About 12 years ago, the last time the Houston papers were all beating the drum, here is what happened:
1. The power elite huddled in a series of meetings at which the then-lieutenant governor (more power than the governor) peddled the idea of a state income tax.
2. The newspaper moguls attended the meeting but weren't interviewed by newsies as they came out......gross misfeasance by the newsies. The attendees all played coy about what was discussed, saying only that it was an adult conversation (we weren't invited, naturally) about the state's dire fiscal crisis and the severe, crying need for "tax reform".
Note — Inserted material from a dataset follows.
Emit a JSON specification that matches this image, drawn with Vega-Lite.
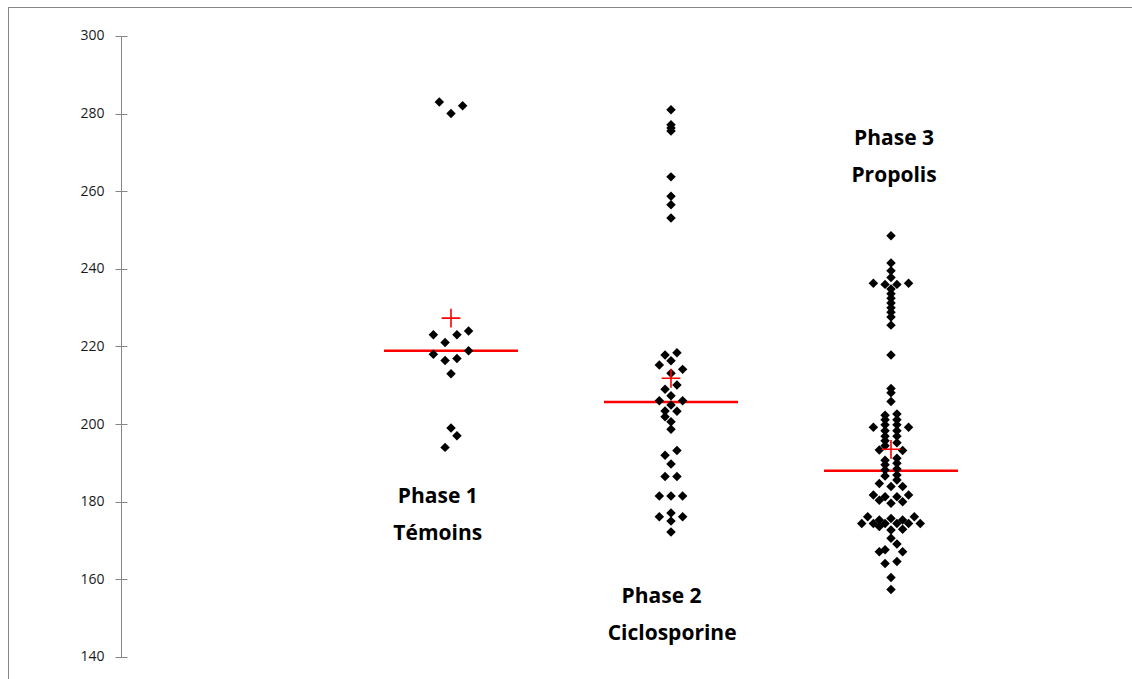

3. The papers ran a concerted political campaign, with one of their political reporters (led by Felton West, who never met a tax he didn't like -- he was an old-school LBJ Democrat -- and Mickey Herskowitz) taking a turn about once a week to boom up the income tax.
4. The papers ran major spreads showing how wonderful a state income tax would be for us, and it would only be 5%, that'd be all the State would need. Ever. (They lied, but that's okay, if you're leading.) The papers tried to "prove" that Texas absolutely, positively needed the revenue.
5. A badly-timed article broke in one of the newsmags, in which the California tax situation and fiscal crisis was laid bare. It turned out, from numbers in the article, that just like Texas, California was assessing high property taxes (the ones the Texas tax-liars were telling us would go down, if only, but only, we would support a state income tax), high sales taxes, and numerous fees and other taxes and charges, PLUS a 9.3% personal income tax on top of it all, which the legislature was getting ready to raise -- again. Californians were paying total taxes per-capita 50% higher than Texans -- and they were still in fiscal crisis !
6. State comptroller John Sharpe (now running for Lt. Governor) released a budget-scrubbing report detailing hundreds of millions in missed, underpaid, underreported, squandered, or otherwise maladministered funds. Texas needed a state income tax -- not!
7. The chairman of the state senatorial committee overseeing the bill was beaten at the polls. Not long afterward, one of his key lieutenants in the process was killed in a taxiway collision during an airshow.
8. The State of Texas proceeded to enjoy several years of continued state government that did not need, and was untroubled by talk of, a state income tax.
That was a Bob Bullock ploy, a stratagem. Watch and see how they use it. They'll use it like a buck knife, you'll see.